- **Data extract**
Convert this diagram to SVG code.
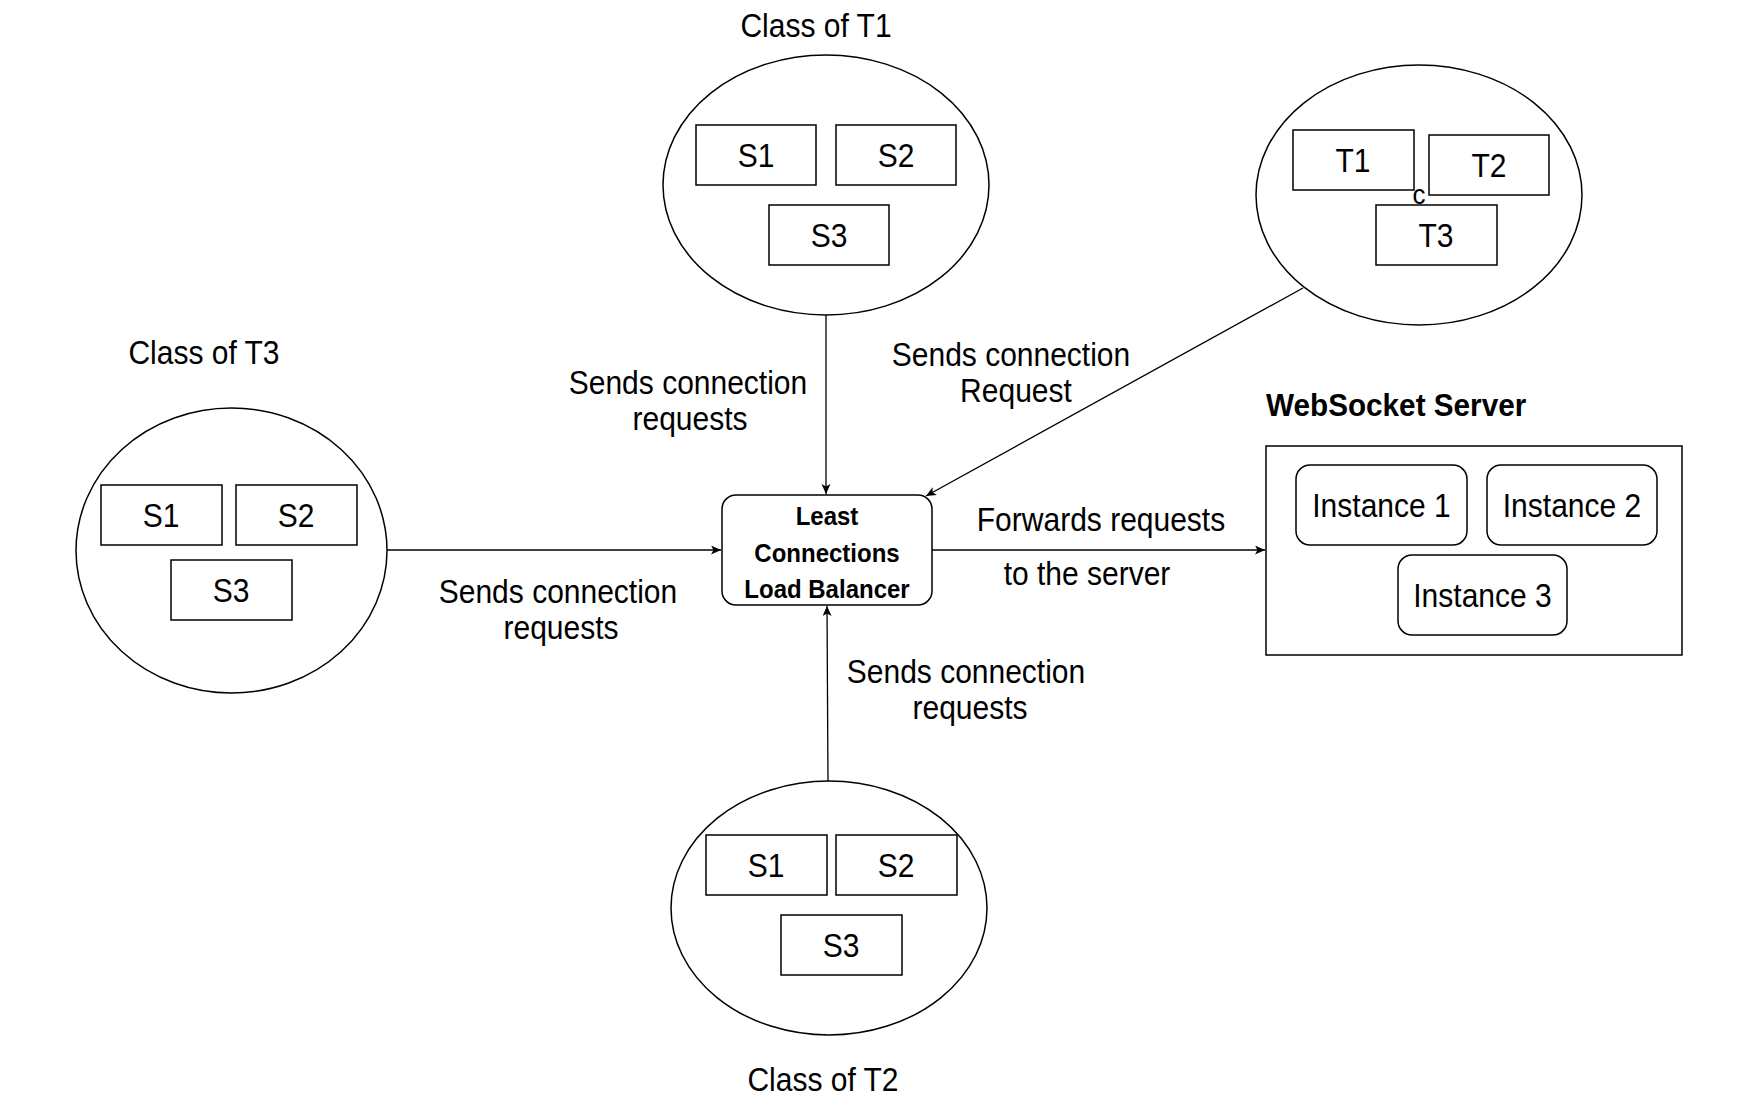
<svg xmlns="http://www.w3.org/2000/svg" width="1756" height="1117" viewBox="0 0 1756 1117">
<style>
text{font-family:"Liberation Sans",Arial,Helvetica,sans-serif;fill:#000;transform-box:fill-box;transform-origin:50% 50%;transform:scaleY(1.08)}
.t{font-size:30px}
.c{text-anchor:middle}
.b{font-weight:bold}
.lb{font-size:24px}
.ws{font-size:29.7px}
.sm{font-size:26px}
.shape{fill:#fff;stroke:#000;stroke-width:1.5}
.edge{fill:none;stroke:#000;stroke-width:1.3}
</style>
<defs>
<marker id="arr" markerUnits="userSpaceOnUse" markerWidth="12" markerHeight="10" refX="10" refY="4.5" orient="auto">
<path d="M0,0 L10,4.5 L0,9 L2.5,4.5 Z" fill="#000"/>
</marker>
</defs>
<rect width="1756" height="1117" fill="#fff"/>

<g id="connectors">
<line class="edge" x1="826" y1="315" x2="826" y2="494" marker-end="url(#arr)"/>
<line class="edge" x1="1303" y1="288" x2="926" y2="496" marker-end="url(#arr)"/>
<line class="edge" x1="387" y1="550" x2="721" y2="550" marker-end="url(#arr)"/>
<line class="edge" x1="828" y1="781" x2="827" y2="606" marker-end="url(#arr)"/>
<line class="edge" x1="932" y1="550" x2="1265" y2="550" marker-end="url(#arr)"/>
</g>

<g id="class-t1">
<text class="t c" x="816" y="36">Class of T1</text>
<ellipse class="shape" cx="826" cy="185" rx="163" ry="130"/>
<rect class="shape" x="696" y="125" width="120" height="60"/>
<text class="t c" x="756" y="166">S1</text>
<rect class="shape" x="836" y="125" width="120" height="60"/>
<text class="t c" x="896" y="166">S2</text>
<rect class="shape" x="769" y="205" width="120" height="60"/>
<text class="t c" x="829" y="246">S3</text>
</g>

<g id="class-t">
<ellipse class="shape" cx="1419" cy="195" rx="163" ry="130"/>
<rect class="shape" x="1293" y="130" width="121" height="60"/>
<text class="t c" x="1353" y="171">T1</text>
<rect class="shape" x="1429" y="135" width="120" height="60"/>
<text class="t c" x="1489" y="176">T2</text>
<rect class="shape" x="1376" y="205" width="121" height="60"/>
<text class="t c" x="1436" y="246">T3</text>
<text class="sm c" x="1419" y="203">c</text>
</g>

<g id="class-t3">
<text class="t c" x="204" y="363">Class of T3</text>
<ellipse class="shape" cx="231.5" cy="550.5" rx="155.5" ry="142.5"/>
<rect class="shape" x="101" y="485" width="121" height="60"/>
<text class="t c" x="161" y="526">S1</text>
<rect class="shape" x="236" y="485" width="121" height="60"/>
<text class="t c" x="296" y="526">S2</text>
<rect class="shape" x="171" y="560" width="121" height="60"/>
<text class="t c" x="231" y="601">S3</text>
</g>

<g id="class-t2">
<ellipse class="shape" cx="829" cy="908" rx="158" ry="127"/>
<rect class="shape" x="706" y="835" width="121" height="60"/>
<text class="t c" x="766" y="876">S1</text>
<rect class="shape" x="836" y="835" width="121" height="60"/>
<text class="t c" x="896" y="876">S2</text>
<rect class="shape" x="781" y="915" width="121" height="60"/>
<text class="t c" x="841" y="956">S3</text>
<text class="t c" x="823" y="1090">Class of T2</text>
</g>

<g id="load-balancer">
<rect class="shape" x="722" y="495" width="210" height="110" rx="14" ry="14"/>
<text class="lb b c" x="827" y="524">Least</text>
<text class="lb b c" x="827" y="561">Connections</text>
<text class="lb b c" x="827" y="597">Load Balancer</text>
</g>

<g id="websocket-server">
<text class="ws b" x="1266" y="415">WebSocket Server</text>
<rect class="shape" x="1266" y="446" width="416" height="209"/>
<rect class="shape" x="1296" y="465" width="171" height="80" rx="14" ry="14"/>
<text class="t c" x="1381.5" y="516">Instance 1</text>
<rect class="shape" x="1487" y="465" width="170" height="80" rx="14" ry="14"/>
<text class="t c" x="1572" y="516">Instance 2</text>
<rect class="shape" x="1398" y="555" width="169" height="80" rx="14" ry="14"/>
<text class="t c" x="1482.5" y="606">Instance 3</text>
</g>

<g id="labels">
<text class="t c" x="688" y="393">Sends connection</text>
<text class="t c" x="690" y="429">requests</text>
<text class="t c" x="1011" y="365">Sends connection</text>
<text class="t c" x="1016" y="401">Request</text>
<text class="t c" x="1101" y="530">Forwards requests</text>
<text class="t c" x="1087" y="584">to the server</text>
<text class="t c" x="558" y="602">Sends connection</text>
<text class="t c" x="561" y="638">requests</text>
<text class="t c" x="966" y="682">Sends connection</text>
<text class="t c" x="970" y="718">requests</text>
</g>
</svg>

- **Aim of the task**
Return each line of the data, keeping its wording exact and omitting pictures.

- **Expected answer**
Convert this diagram to SVG code.
<svg xmlns="http://www.w3.org/2000/svg" width="1756" height="1117" viewBox="0 0 1756 1117">
<style>
text{font-family:"Liberation Sans",Arial,Helvetica,sans-serif;fill:#000;transform-box:fill-box;transform-origin:50% 50%;transform:scaleY(1.08)}
.t{font-size:30px}
.c{text-anchor:middle}
.b{font-weight:bold}
.lb{font-size:24px}
.ws{font-size:29.7px}
.sm{font-size:26px}
.shape{fill:#fff;stroke:#000;stroke-width:1.5}
.edge{fill:none;stroke:#000;stroke-width:1.3}
</style>
<defs>
<marker id="arr" markerUnits="userSpaceOnUse" markerWidth="12" markerHeight="10" refX="10" refY="4.5" orient="auto">
<path d="M0,0 L10,4.5 L0,9 L2.5,4.5 Z" fill="#000"/>
</marker>
</defs>
<rect width="1756" height="1117" fill="#fff"/>

<g id="connectors">
<line class="edge" x1="826" y1="315" x2="826" y2="494" marker-end="url(#arr)"/>
<line class="edge" x1="1303" y1="288" x2="926" y2="496" marker-end="url(#arr)"/>
<line class="edge" x1="387" y1="550" x2="721" y2="550" marker-end="url(#arr)"/>
<line class="edge" x1="828" y1="781" x2="827" y2="606" marker-end="url(#arr)"/>
<line class="edge" x1="932" y1="550" x2="1265" y2="550" marker-end="url(#arr)"/>
</g>

<g id="class-t1">
<text class="t c" x="816" y="36">Class of T1</text>
<ellipse class="shape" cx="826" cy="185" rx="163" ry="130"/>
<rect class="shape" x="696" y="125" width="120" height="60"/>
<text class="t c" x="756" y="166">S1</text>
<rect class="shape" x="836" y="125" width="120" height="60"/>
<text class="t c" x="896" y="166">S2</text>
<rect class="shape" x="769" y="205" width="120" height="60"/>
<text class="t c" x="829" y="246">S3</text>
</g>

<g id="class-t">
<ellipse class="shape" cx="1419" cy="195" rx="163" ry="130"/>
<rect class="shape" x="1293" y="130" width="121" height="60"/>
<text class="t c" x="1353" y="171">T1</text>
<rect class="shape" x="1429" y="135" width="120" height="60"/>
<text class="t c" x="1489" y="176">T2</text>
<rect class="shape" x="1376" y="205" width="121" height="60"/>
<text class="t c" x="1436" y="246">T3</text>
<text class="sm c" x="1419" y="203">c</text>
</g>

<g id="class-t3">
<text class="t c" x="204" y="363">Class of T3</text>
<ellipse class="shape" cx="231.5" cy="550.5" rx="155.5" ry="142.5"/>
<rect class="shape" x="101" y="485" width="121" height="60"/>
<text class="t c" x="161" y="526">S1</text>
<rect class="shape" x="236" y="485" width="121" height="60"/>
<text class="t c" x="296" y="526">S2</text>
<rect class="shape" x="171" y="560" width="121" height="60"/>
<text class="t c" x="231" y="601">S3</text>
</g>

<g id="class-t2">
<ellipse class="shape" cx="829" cy="908" rx="158" ry="127"/>
<rect class="shape" x="706" y="835" width="121" height="60"/>
<text class="t c" x="766" y="876">S1</text>
<rect class="shape" x="836" y="835" width="121" height="60"/>
<text class="t c" x="896" y="876">S2</text>
<rect class="shape" x="781" y="915" width="121" height="60"/>
<text class="t c" x="841" y="956">S3</text>
<text class="t c" x="823" y="1090">Class of T2</text>
</g>

<g id="load-balancer">
<rect class="shape" x="722" y="495" width="210" height="110" rx="14" ry="14"/>
<text class="lb b c" x="827" y="524">Least</text>
<text class="lb b c" x="827" y="561">Connections</text>
<text class="lb b c" x="827" y="597">Load Balancer</text>
</g>

<g id="websocket-server">
<text class="ws b" x="1266" y="415">WebSocket Server</text>
<rect class="shape" x="1266" y="446" width="416" height="209"/>
<rect class="shape" x="1296" y="465" width="171" height="80" rx="14" ry="14"/>
<text class="t c" x="1381.5" y="516">Instance 1</text>
<rect class="shape" x="1487" y="465" width="170" height="80" rx="14" ry="14"/>
<text class="t c" x="1572" y="516">Instance 2</text>
<rect class="shape" x="1398" y="555" width="169" height="80" rx="14" ry="14"/>
<text class="t c" x="1482.5" y="606">Instance 3</text>
</g>

<g id="labels">
<text class="t c" x="688" y="393">Sends connection</text>
<text class="t c" x="690" y="429">requests</text>
<text class="t c" x="1011" y="365">Sends connection</text>
<text class="t c" x="1016" y="401">Request</text>
<text class="t c" x="1101" y="530">Forwards requests</text>
<text class="t c" x="1087" y="584">to the server</text>
<text class="t c" x="558" y="602">Sends connection</text>
<text class="t c" x="561" y="638">requests</text>
<text class="t c" x="966" y="682">Sends connection</text>
<text class="t c" x="970" y="718">requests</text>
</g>
</svg>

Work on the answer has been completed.